Yeah, there would be a lot more explicit sex. There would be a lot more three ways and triples and polyamory there will be probably a lot more almost anonymous sex from the computer. There would probably be a lot less about the expectation of monogamy. And society through kink lenses because I’m surrounded by gay people.

My sense of what people do with their love lives is very much a function of the fact that I live in New York. When I was in Mexico City a year ago, I felt like gay love from Mexico city was different. I didn’t like it, I wasn't comfortable with it, but I didn't know it and I was only seeing the most visible parts. So in most of Europe, life is essentially the same as it is in New York. But that's not true all over the world. That's just New York and Europe. And I bet if I had written songs in Tokyo, I would have had a very different experience too. So the world is changing. But not all at the same rate and not all in the same direction. But I did. I did write it in New York and live in New York.

So I guess it would again be a New York centered album. Again, slash still. Love in New York has changed a great deal in the last 25 years.

Yeah, it has. Your songs also have a really interesting sense of place, like they sort of flit from like New York to San Francisco to DC and to all these different places within the US and without it. How do you negotiate with setting in your work, especially since a lot of pop songs nowadays are pretty vague, and I believe at least sort of intentionally obscure those details to make it more universal.

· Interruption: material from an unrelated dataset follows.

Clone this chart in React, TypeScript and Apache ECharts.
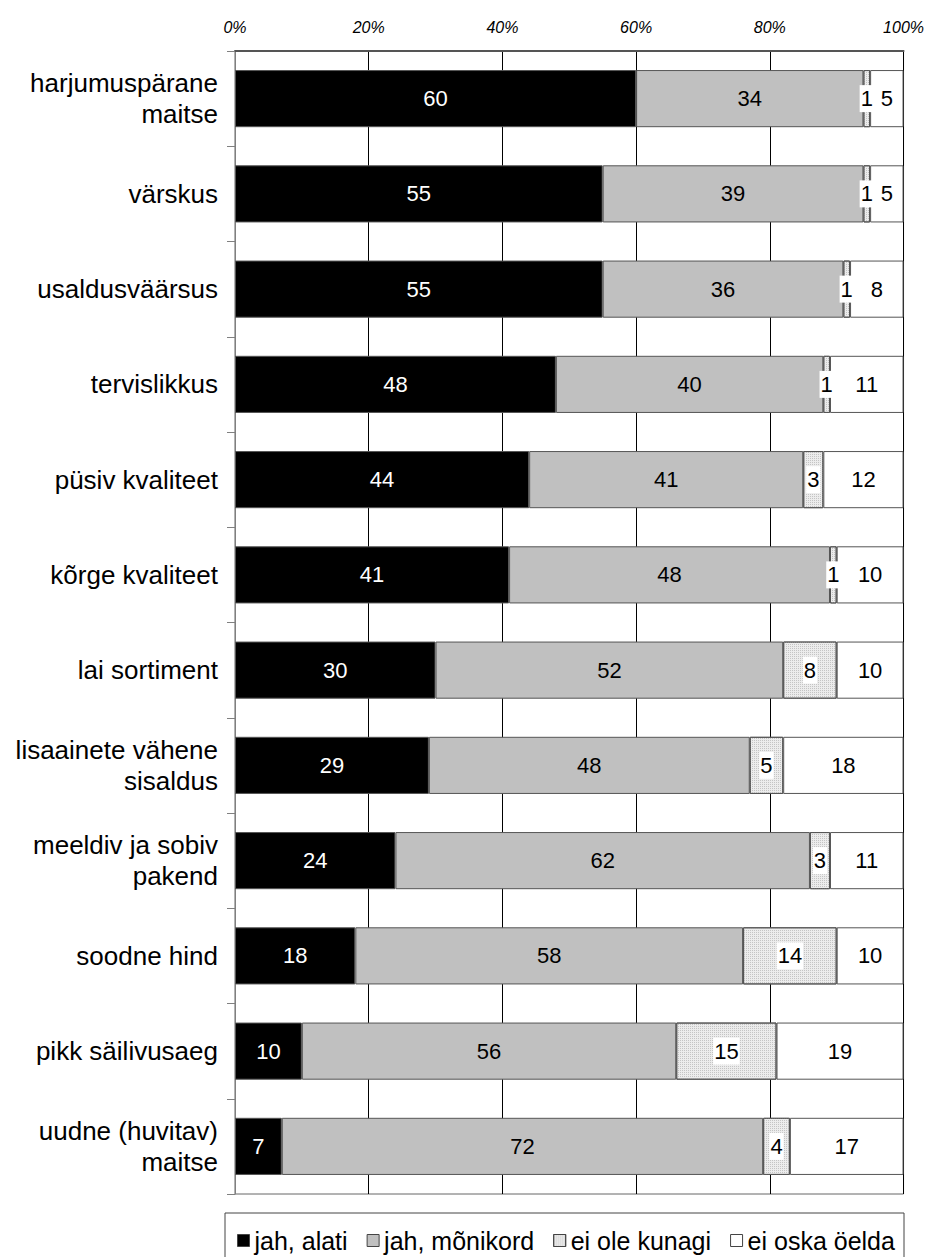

Well, most of the songs in 69 Love Songs are vague. It’s just that a few of them are specific. And it’s in the nature of New York that we’re very interconnected with other cities. And Washington is a train ride away. And gay New York is always in conversation with gay San Francisco, which is better in many ways. But we can’t really change New York to be more like San Francisco, because we’re only 3% of the population.

I don't know that I would want to be back in New York of 1999 especially knowing what was about to happen.

But yeah, the 25th anniversary of 69 Love Songs has encouraged me, at least, to do a lot of thinking about what has changed. And certainly my life drastically changed immediately after 69 Love Songs was released.

I had zero money at the time and now I have a whole apartment. I really spent 1998 and 1999 only working on 69 Love Songs. So my life is not at all like that now. I have two dogs, named Edgar and Agatha. They are not named after the mystery novel awards. They are named after Edgar Allan Poe and Agatha Christie, because their origins are mysterious. So it seemed like a good idea, at the time. If I were naming them after the awards, they would be Hugo and Nebula.

Speaking of your apartment, what’s on your nightstand right now?

What’s about to be on the nightstand is a cup of tea, which I will make between my interviews today. Were you asking about books?

I was asking about both.

A magazine called Cave Hollow.  I can't tell you anything about it. I haven't opened it yet. But it's made by a friend of mine. The Book of Love by the wonderful writer Kelly Link, who we have known for 20 years. She opened for us a few times on tour. And we stayed at her delightful, many-colored house. And this music book, Listening to the Music Machines Make, which is named after an Ultravox song, is a history of the beginnings of synth pop. I haven’t cracked that yet. I just got it, and I’m looking very much forward to reading it.

What songs have been stuck in your head lately?

Well, that song that is stuck in my head right now is the Ultravox song that the book is named after. I don't remember what was in my head before actually, I'm always bad at that. I can tell you what is in my head, but I can’t tell you what was in my head.

That makes sense. You write a lot of music in bars. What’s your drink of choice?

Hennessy or Courvoisier


The Magnetic Fields will be performing at The Roadrunner on March 24th and 25th, on their 69 Love Songs 25th Anniversary Tour.